Maybe that's the significance of the water menu: ceremonial baptism. Over a cleansing glass of cold Ducale ($6.75 per bottle), which actually tasted a lot like melted icicles, my spouse and I agreed that for sheer deliciousness, nothing beats New York City tap water (not, regrettably, offered at Bova). We couldn't help ribbing our waiter would our aqua best compliment fish or meat? Bless him; he took it in stride. Bova had been open only a few days, and our young man had a "deer in headlights" look of barely controlled panic, as if tonight were a final exam he'd spent the past 86 hours cramming for. What with the 12-page main menu (small plates, antipasti, pizzas, salads, paninis, pasta and risotto, seafood, signature specialties, steaks and chops, side dishes) the desserts, the wines, and the water, plus all the necessary rituals and techniques, your heart had to go out to him.

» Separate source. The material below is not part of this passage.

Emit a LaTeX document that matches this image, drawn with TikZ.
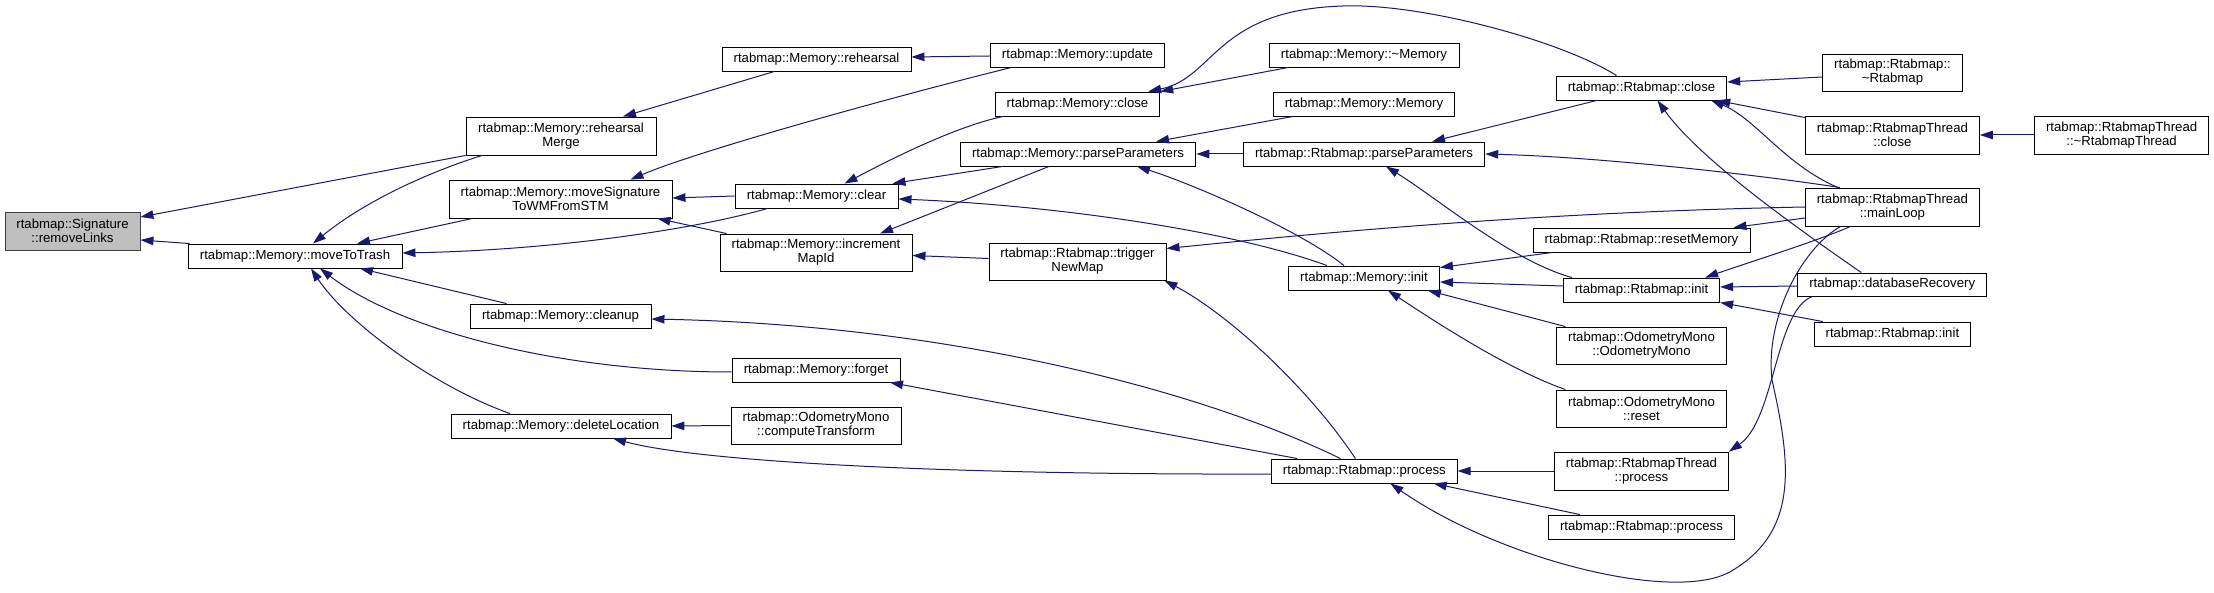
\documentclass[tikz,border=0pt]{standalone}
\usepackage{fontspec}
\usetikzlibrary{arrows.meta}
\newfontfamily\nodefont{Liberation Sans}
\newcommand\nodefontsz{\nodefont\fontsize{13.2pt}{14pt}\selectfont}
\definecolor{edgeblue}{HTML}{191970}
\definecolor{graybox}{HTML}{BFBFBF}
\definecolor{grayline}{HTML}{404040}
\tikzset{
  box/.style={draw=black, fill=white, line width=0.9pt, inner sep=0pt, align=center, font=\nodefontsz},
  e/.style={draw=edgeblue, line width=1pt, {Triangle[length=13pt,width=8.5pt]}-},
}
\begin{document}
\begin{tikzpicture}[x=1pt,y=-1pt]
\path[use as bounding box, fill=white] (0,0) rectangle (2214,593);
% column 1
\node[box, fill=graybox, draw=grayline, minimum width=135pt, minimum height=38pt] (rl) at (72.5,231) {rtabmap::Signature\\::removeLinks};
% column 2
\node[box, minimum width=214pt, minimum height=24pt] (mtt) at (295,256) {rtabmap::Memory::moveToTrash};
% column 3
\node[box, minimum width=190pt, minimum height=38pt] (rhm) at (561,136) {rtabmap::Memory::rehearsal\\Merge};
\node[box, minimum width=223pt, minimum height=38pt] (msw) at (560.5,199) {rtabmap::Memory::moveSignature\\ToWMFromSTM};
\node[box, minimum width=181pt, minimum height=24pt] (cln) at (560.5,316) {rtabmap::Memory::cleanup};
\node[box, minimum width=220pt, minimum height=24pt] (dl) at (561,426) {rtabmap::Memory::deleteLocation};
% column 4
\node[box, minimum width=189pt, minimum height=24pt] (rh) at (816.5,59) {rtabmap::Memory::rehearsal};
\node[box, minimum width=163pt, minimum height=24pt] (clr) at (816.5,196) {rtabmap::Memory::clear};
\node[box, minimum width=192pt, minimum height=37pt] (imi) at (816,252.5) {rtabmap::Memory::increment\\MapId};
\node[box, minimum width=168pt, minimum height=24pt] (fg) at (816,370) {rtabmap::Memory::forget};
\node[box, minimum width=170pt, minimum height=37pt] (ct) at (816,425.5) {rtabmap::OdometryMono\\::computeTransform};
% column 5
\node[box, minimum width=174.5pt, minimum height=24pt] (upd) at (1077.5,55) {rtabmap::Memory::update};
\node[box, minimum width=164.5pt, minimum height=24pt] (mcl) at (1077.5,104) {rtabmap::Memory::close};
\node[box, minimum width=235.7pt, minimum height=24pt] (mpp) at (1078,154) {rtabmap::Memory::parseParameters};
\node[box, minimum width=177pt, minimum height=37pt] (tnm) at (1077.5,261.5) {rtabmap::Rtabmap::trigger\\NewMap};
% column 6
\node[box, minimum width=190pt, minimum height=24pt] (mdt) at (1364,55) {rtabmap::Memory::\textasciitilde Memory};
\node[box, minimum width=181pt, minimum height=24pt] (mm) at (1364,104) {rtabmap::Memory::Memory};
\node[box, minimum width=241.5pt, minimum height=24pt] (rpp) at (1364,154) {rtabmap::Rtabmap::parseParameters};
\node[box, minimum width=151pt, minimum height=24pt] (mi) at (1364,278) {rtabmap::Memory::init};
\node[box, minimum width=185.6pt, minimum height=24pt] (rp) at (1364.4,471) {rtabmap::Rtabmap::process};
% column 7
\node[box, minimum width=170.4pt, minimum height=24pt] (rc) at (1641.5,88) {rtabmap::Rtabmap::close};
\node[box, minimum width=217pt, minimum height=24pt] (rm) at (1641.5,240) {rtabmap::Rtabmap::resetMemory};
\node[box, minimum width=156.4pt, minimum height=24pt] (ri) at (1641.5,290) {rtabmap::Rtabmap::init};
\node[box, minimum width=169.4pt, minimum height=37pt] (om) at (1641.5,345.5) {rtabmap::OdometryMono\\::OdometryMono};
\node[box, minimum width=169.4pt, minimum height=37pt] (orr) at (1641.5,408.5) {rtabmap::OdometryMono\\::reset};
\node[box, minimum width=174pt, minimum height=38pt] (rtp) at (1641.5,471) {rtabmap::RtabmapThread\\::process};
\node[box, minimum width=186.4pt, minimum height=24pt] (rp2) at (1641.5,527) {rtabmap::Rtabmap::process};
% column 8
\node[box, minimum width=139.5pt, minimum height=37pt] (rdt) at (1892.5,72.5) {rtabmap::Rtabmap::\\\textasciitilde Rtabmap};
\node[box, minimum width=174pt, minimum height=38pt] (rtc) at (1892.4,135) {rtabmap::RtabmapThread\\::close};
\node[box, minimum width=174pt, minimum height=38pt] (ml) at (1892.4,207) {rtabmap::RtabmapThread\\::mainLoop};
\node[box, minimum width=188.6pt, minimum height=23pt] (dr) at (1892.2,284.5) {rtabmap::databaseRecovery};
\node[box, minimum width=156.4pt, minimum height=24pt] (ri2) at (1892.4,334) {rtabmap::Rtabmap::init};
% column 9
\node[box, minimum width=174.6pt, minimum height=38pt] (rtdt) at (2121.6,135) {rtabmap::RtabmapThread\\::\textasciitilde RtabmapThread};

% edges (arrow tip at the called function)
\draw[e] ([yshift=14pt]rl.east) -- (rhm.south west);
\draw[e] ([yshift=-9pt]rl.east) -- ([xshift=2pt]mtt.north west);
\draw[e] ([xshift=62pt]rhm.north) -- ([xshift=-42pt]rh.south);
\draw[e] ([yshift=2pt]rh.east) -- ([yshift=-1pt]upd.west);
\draw[e] ([xshift=70pt]msw.north) .. controls (700,150) and (900,95) .. ([xshift=-66pt]upd.south);
\draw[e] ([xshift=18pt]mtt.north) .. controls (360,205) and (420,175) .. ([xshift=-79pt]rhm.south);
\draw[e] ([xshift=62pt]mtt.north) -- ([xshift=-88pt]msw.south);
\draw[e] ([yshift=3pt]mtt.east) .. controls (560,250) and (700,228) .. ([xshift=-49pt]clr.south);
\draw[e] ([yshift=1pt]msw.east) -- (clr.west);
\draw[e] ([xshift=97pt]msw.south) -- ([xshift=7pt]imi.north west);
\draw[e] ([xshift=65pt]mtt.south) -- ([xshift=37pt]cln.north west);
\draw[e] ([xshift=25pt]mtt.south) .. controls (400,330) and (560,372) .. ([yshift=-2pt]fg.west);
\draw[e] ([xshift=16pt]mtt.south) .. controls (345,320) and (430,385) .. ([xshift=-51pt]dl.north);
\draw[e] (dl.east) -- (ct.west);
\draw[e] ([xshift=52pt]dl.south) .. controls (700,462) and (950,475) .. ([yshift=-3pt]rp.west);
\draw[e] ([yshift=-3pt]cln.east) .. controls (950,325) and (1200,390) .. ([xshift=-24pt]rp.north);
\draw[e] ([xshift=74pt]fg.south) -- ([xshift=26pt]rp.north west);
\draw[e] ([xshift=28pt]clr.north) .. controls (880,165) and (950,128) .. ([xshift=8pt]mcl.south west);
\draw[e] ([xshift=-6pt]clr.north east) -- ([xshift=43pt]mpp.south west);
\draw[e] ([yshift=-3pt]clr.east) .. controls (1050,205) and (1230,230) .. ([xshift=-37pt]mi.north);
\draw[e] ([xshift=64pt]imi.north) -- ([xshift=-29pt]mpp.south);
\draw[e] ([yshift=-3pt]imi.east) -- ([yshift=3pt]tnm.west);
\draw[e] (mcl.north east) -- ([xshift=20pt]mdt.south west);
\draw[e] ([xshift=-12pt]mcl.north east) .. controls (1215,78) and (1215,10) .. (1343,6) .. controls (1420,3) and (1560,40) .. ([xshift=-25pt]rc.north);
\draw[e] ([xshift=78pt]mpp.north) -- ([xshift=20pt]mm.south west);
\draw[e] (mpp.east) -- (rpp.west);
\draw[e] ([xshift=59pt]mpp.south) .. controls (1190,183) and (1300,230) .. ([xshift=-20pt]mi.north);
\draw[e] ([xshift=68pt]rpp.north) -- ([xshift=41pt]rc.south west);
\draw[e] (rpp.east) .. controls (1600,157) and (1760,175) .. ([xshift=35pt]ml.north west);
\draw[e] ([xshift=22pt]rpp.south) .. controls (1440,200) and (1510,260) .. ([xshift=9pt]ri.north west);
\draw[e] ([yshift=13pt]tnm.east) .. controls (1350,230) and (1550,212) .. (ml.west);
\draw[e] ([xshift=-2pt]tnm.south east) .. controls (1230,315) and (1310,390) .. ([xshift=-9pt]rp.north);
\draw[e] ([yshift=-2pt]mi.north east) -- ([xshift=20pt]rm.south west);
\draw[e] ([yshift=-4pt]mi.east) -- ([yshift=4pt]ri.west);
\draw[e] ([xshift=-12pt]mi.south east) -- ([xshift=9pt]om.north west);
\draw[e] ([xshift=24pt]mi.south) .. controls (1440,325) and (1510,370) .. ([xshift=9pt]orr.north west);
\draw[e] ([xshift=-17pt]rm.north east) -- ([yshift=-11pt]ml.west);
\draw[e] ([yshift=6pt]rc.east) -- ([yshift=-4.5pt]rdt.west);
\draw[e] ([xshift=-10pt]rc.south east) -- ([yshift=-2pt]rtc.north west);
\draw[e] ([xshift=-16pt]rc.south east) .. controls (1755,118) and (1785,165) .. ([xshift=33pt]ml.north west);
\draw[e] ([xshift=16pt]rc.south) .. controls (1700,160) and (1800,230) .. ([xshift=-31pt]dr.north);
\draw[e] (rtc.east) -- (rtdt.west);
\draw[e] ([xshift=-15pt]ri.north east) .. controls (1750,262) and (1820,240) .. ([xshift=-42pt]ml.south);
\draw[e] ([yshift=3pt]ri.east) -- ([yshift=-1.5pt]dr.west);
\draw[e] (ri.south east) -- ([xshift=9pt]ri2.north west);
\draw[e] (rtp.north east) .. controls (1775,420) and (1775,310) .. ([xshift=15pt]dr.south west);
\draw[e] (rp.east) -- (rtp.west);
\draw[e] ([xshift=-24pt]rp.south east) -- ([xshift=32pt]rp2.north west);
\draw[e] ([xshift=26pt]rp.south) .. controls (1500,560) and (1680,605) .. (1733,570) .. controls (1800,530) and (1790,460) .. (1772,380) .. controls (1765,320) and (1800,250) .. ([xshift=-52pt]ml.south);
\end{tikzpicture}
\end{document}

Deciding what to eat requires a careful winnowing away of delectable possibilities the house-cured king salmon, the crab salad, the ahi tuna tasting and the carpaccio tenderloin, the wood-oven pizzettes, the artisanal Italian meats, and the eggplant involtini. Relinquishing each dish, putting it off for another day, is a test of nerves. At the end of this harrowing process, we finally settled on meatballs in parmesan brodo ($12) served with Tuscan kale and cannellini beans. And a bowl of clams and mussels "guazzetto" ($11) in pinot grigio with cannellini beans and braised artichokes.